Institute for Development of Economics and Finance (Indef) memperkirakan pemerintah membutuhkan pemasukan sekitar Rp 600-700 triliun, untuk menekan defisit Anggaran Pendapatan dan Belanja Negara (APBN) kembali ke 3% dari PDB pada 2023.
Direktur Eksekutif Indef Tauhid Ahmad menilai hal itu yang mendasari pemerintah ingin menggolkan Rancangan Undang-Undang Harmonisasi Peraturan Perpajakan (RUU HPP) dalam waktu dekat.
"Target defisit 3% pada tahun 2023 itu kurang lebih mungkin sekitar kita membutuhkan Rp 600-700 triliun pada 2023, maka tanpa ada kenaikan sumber penerimaan negara khususnya pajak itu sangat sulit target defisit tersebut dicapai," katanya dalam webinar, Rabu (6/10/2021).
Namun, pihaknya tidak begitu yakin kenaikan PPN bisa menekan defisit APBN. Hal itu didasari dua hal.
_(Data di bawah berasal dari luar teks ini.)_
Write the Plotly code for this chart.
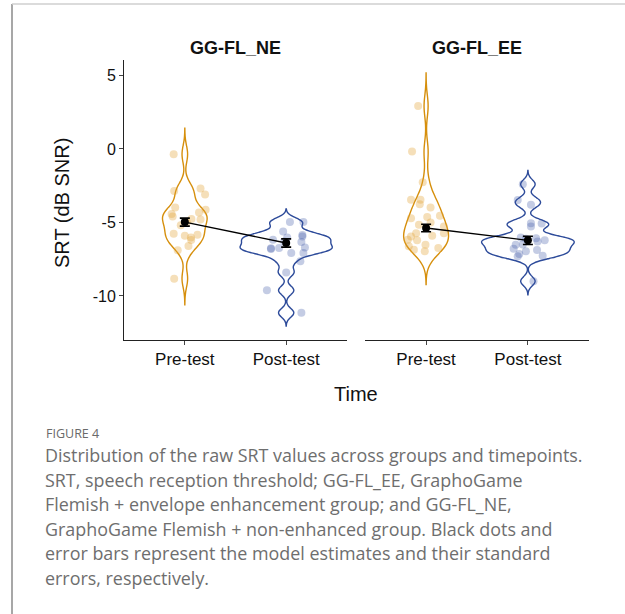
import numpy as np
import plotly.graph_objects as go

# ---------------- data ----------------
categories = ["Pre-test", "Post-test"]
groups = ["GG-FL_NE", "GG-FL_EE"]

pre_ne = [-0.36, -2.87, -2.69, -3.10, -3.98, -4.14, -4.43, -4.60, -4.32, -4.77,
          -4.80, -5.00, -5.20, -5.77, -5.90, -6.02, -5.84, -6.20, -6.60, -6.90, -8.83]
pre_ne_jit = [-0.11, -0.105, 0.155, 0.20, -0.095, 0.205, -0.13, -0.12, 0.14, 0.065,
              0.155, 0.02, -0.04, -0.11, 0.0, 0.06, 0.125, 0.063, 0.036, -0.07, -0.105]

post_ne = [-4.98, -4.98, -5.61, -6.02, -5.95, -5.85, -6.33, -6.18, -6.74, -6.81,
           -6.29, -6.70, -7.08, -7.08, -7.65, -8.40, -9.62, -11.15, -6.75]
post_ne_jit = [0.037, 0.17, -0.03, 0.01, 0.16, 0.16, 0.15, -0.13, -0.07, -0.15,
               -0.02, 0.185, 0.05, 0.17, 0.14, 0.0, -0.19, 0.15, -0.15]

pre_ee = [2.92, -0.18, -2.26, -3.46, -3.46, -3.76, -3.98, -4.64, -4.55, -4.72,
          -5.27, -5.73, -5.73, -5.95, -6.18, -6.22, -5.90, -6.52, -6.63, -6.86,
          -6.97, -6.74, -5.16, -5.00]
pre_ee_jit = [-0.078, -0.138, -0.033, -0.148, -0.055, -0.062, 0.044, 0.011, 0.136, -0.148,
              0.175, 0.175, -0.098, -0.148, -0.18, -0.088, 0.06, -0.006, -0.17, -0.12,
              -0.013, 0.12, -0.07, 0.044]

post_ee = [-2.40, -3.48, -3.80, -5.05, -5.27, -5.07, -6.02, -6.11, -6.07, -6.22,
           -6.30, -6.52, -6.79, -6.97, -6.88, -7.15, -7.31, -7.27, -9.00, -6.50]
post_ee_jit = [-0.05, -0.10, 0.03, 0.03, 0.03, 0.135, -0.07, -0.02, 0.08, 0.165,
               0.095, -0.12, -0.14, -0.02, 0.09, -0.085, -0.10, 0.145, 0.055, -0.05]

est_ne = [-4.98, -6.40]
se_ne = [0.27, 0.28]
est_ee = [-5.38, -6.22]
se_ee = [0.26, 0.28]

y_ticks = [5, 0, -5, -10]
y_tick_labels = ["5", "0", "-5", "-10"]

caption_head = "FIGURE 4"
caption_lines = [
    "Distribution of the raw SRT values across groups and timepoints.",
    "SRT, speech reception threshold; GG-FL_EE, GraphoGame",
    "Flemish + envelope enhancement group; and GG-FL_NE,",
    "GraphoGame Flemish + non-enhanced group. Black dots and",
    "error bars represent the model estimates and their standard",
    "errors, respectively.",
]

# ---------------- styling ----------------
W, H = 625, 614
ORANGE = "#D68F0C"
ORANGE_PT = "rgba(225,162,55,0.35)"
BLUE = "#2D4B9A"
BLUE_PT = "rgba(60,85,165,0.30)"
FONT = "Liberation Sans, Arial, sans-serif"
CAP_FONT = "Open Sans, sans-serif"
# kernel bandwidths and max violin widths (style, per panel: pre, post)
BANDWIDTHS = {"x": (0.59, 0.30), "x2": (0.75, 0.31)}
VIOLIN_W = {"x": (0.44, 0.91), "x2": (0.44, 0.91)}


def px_x(v):
    return v / W


def px_y(v):
    return 1 - v / H


fig = go.Figure()

panels = [
    ("x", "y", pre_ne, pre_ne_jit, post_ne, post_ne_jit, est_ne, se_ne),
    ("x2", "y2", pre_ee, pre_ee_jit, post_ee, post_ee_jit, est_ee, se_ee),
]

for xa, ya, pre, prej, post, postj, est, se in panels:
    sets = [(pre, prej, 0, ORANGE, ORANGE_PT), (post, postj, 1, BLUE, BLUE_PT)]
    for (vals, jit, pos, col, ptcol), bw, vw in zip(sets, BANDWIDTHS[xa], VIOLIN_W[xa]):
        fig.add_trace(go.Violin(
            y=vals, x0=pos, xaxis=xa, yaxis=ya,
            bandwidth=bw, spanmode="manual",
            span=[min(vals) - 3 * bw, max(vals) + 3 * bw],
            scalemode="width", scalegroup=f"{xa}{pos}", width=vw,
            line=dict(color=col, width=1.4), fillcolor="rgba(0,0,0,0)",
            points=False, box_visible=False, meanline_visible=False,
            showlegend=False, hoverinfo="skip",
        ))
    for (vals, jit, pos, col, ptcol) in sets:
        fig.add_trace(go.Scatter(
            x=[pos + j for j in jit], y=vals, xaxis=xa, yaxis=ya, mode="markers",
            marker=dict(size=8, color=ptcol, line=dict(width=0)),
            showlegend=False, hoverinfo="skip",
        ))
    fig.add_trace(go.Scatter(
        x=[0, 1], y=est, xaxis=xa, yaxis=ya, mode="lines",
        line=dict(color="black", width=1.3), showlegend=False, hoverinfo="skip",
    ))
    fig.add_trace(go.Scatter(
        x=[0, 1], y=est, xaxis=xa, yaxis=ya, mode="markers",
        marker=dict(size=8, color="black"),
        error_y=dict(type="data", array=se, color="black", thickness=1.6, width=5),
        showlegend=False, hoverinfo="skip",
    ))

yr = [-13.0, 6.05]
ydom = [px_y(340), px_y(60)]
common_x = dict(
    range=[-0.6, 1.6], tickmode="array", tickvals=[0, 1], ticktext=categories,
    showline=True, linecolor="#222", linewidth=1, ticks="outside", ticklen=4,
    tickcolor="#444", showgrid=False, zeroline=False,
    tickfont=dict(family=FONT, size=17, color="#111"), fixedrange=True,
)
fig.update_layout(
    width=W, height=H, margin=dict(l=0, r=0, t=0, b=0),
    paper_bgcolor="white", plot_bgcolor="white",
    xaxis=dict(domain=[px_x(124), px_x(347)], anchor="y", **common_x),
    xaxis2=dict(domain=[px_x(365), px_x(589)], anchor="y2", **common_x),
    yaxis=dict(domain=ydom, range=yr, anchor="x", tickmode="array",
               tickvals=y_ticks, ticktext=y_tick_labels,
               showline=True, linecolor="#222", linewidth=1, ticks="outside",
               ticklen=4, tickcolor="#444", showgrid=False, zeroline=False,
               tickfont=dict(family=FONT, size=16, color="#111")),
    yaxis2=dict(domain=ydom, range=yr, anchor="x2", matches="y",
                showline=False, showticklabels=False, ticks="",
                showgrid=False, zeroline=False),
    showlegend=False,
)

ann = []
for g, cx in zip(groups, [235.5, 477]):
    ann.append(dict(text=f"<b>{g}</b>", x=px_x(cx), y=px_y(48), xref="paper", yref="paper",
                    xanchor="center", yanchor="middle", showarrow=False,
                    font=dict(family=FONT, size=18, color="#111")))
ann.append(dict(text="SRT (dB SNR)", x=px_x(62), y=px_y(203), xref="paper", yref="paper",
                textangle=-90, xanchor="center", yanchor="middle", showarrow=False,
                font=dict(family=FONT, size=20, color="#111")))
ann.append(dict(text="Time", x=px_x(356), y=px_y(394), xref="paper", yref="paper",
                xanchor="center", yanchor="middle", showarrow=False,
                font=dict(family=FONT, size=20, color="#111")))
ann.append(dict(text=caption_head, x=px_x(44), y=px_y(433), xref="paper", yref="paper",
                xanchor="left", yanchor="middle", showarrow=False,
                font=dict(family=CAP_FONT, size=12.5, color="#6a6a6a")))
for i, line in enumerate(caption_lines):
    ann.append(dict(text=line, x=px_x(43), y=px_y(455 + 24.5 * i), xref="paper", yref="paper",
                    xanchor="left", yanchor="middle", showarrow=False,
                    font=dict(family=CAP_FONT, size=17.9, color="#6e6e6e")))
fig.update_layout(annotations=ann)

fig.update_layout(shapes=[
    dict(type="line", xref="paper", yref="paper", x0=px_x(12), x1=px_x(12),
         y0=px_y(4), y1=0, line=dict(color="#8a8a8a", width=1.5)),
    dict(type="line", xref="paper", yref="paper", x0=px_x(12), x1=1,
         y0=px_y(4), y1=px_y(4), line=dict(color="#cfcfcf", width=1.5)),
])

fig.write_html("out.html")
Pertama, perbaikan defisit APBN akan sangat tergantung bagaimana sektor-sektor di penerimaan negara, khususnya perpajakan seperti industri manufaktur dan perdagangan bisa cepat pulih.
Kemudian yang kedua adalah dari sisi pengeluaran, terutama konsumsi masih relatif rendah dibandingkan pertumbuhan belanja/investasi pemerintah, ekspor-impor sehingga sumber PPN yang basisnya konsumsi jauh lebih lambat dibandingkan perkiraan semula.
Selanjutnya, ambang batas (threshold) pengusaha kena pajak (PKP) dinilai terlalu tinggi. Hal itu yang menyebabkan penerima pajak tidak optimal. Dalam hal ini, ambang batas PKP yang berlaku sekarang adalah Rp 4,8 miliar. Perusahaan yang omzetnya Rp 4,8 miliar per tahun dikenakan tarif final 0,5%. Sedangkan yang di atas PKP dikenakan tarif 10%.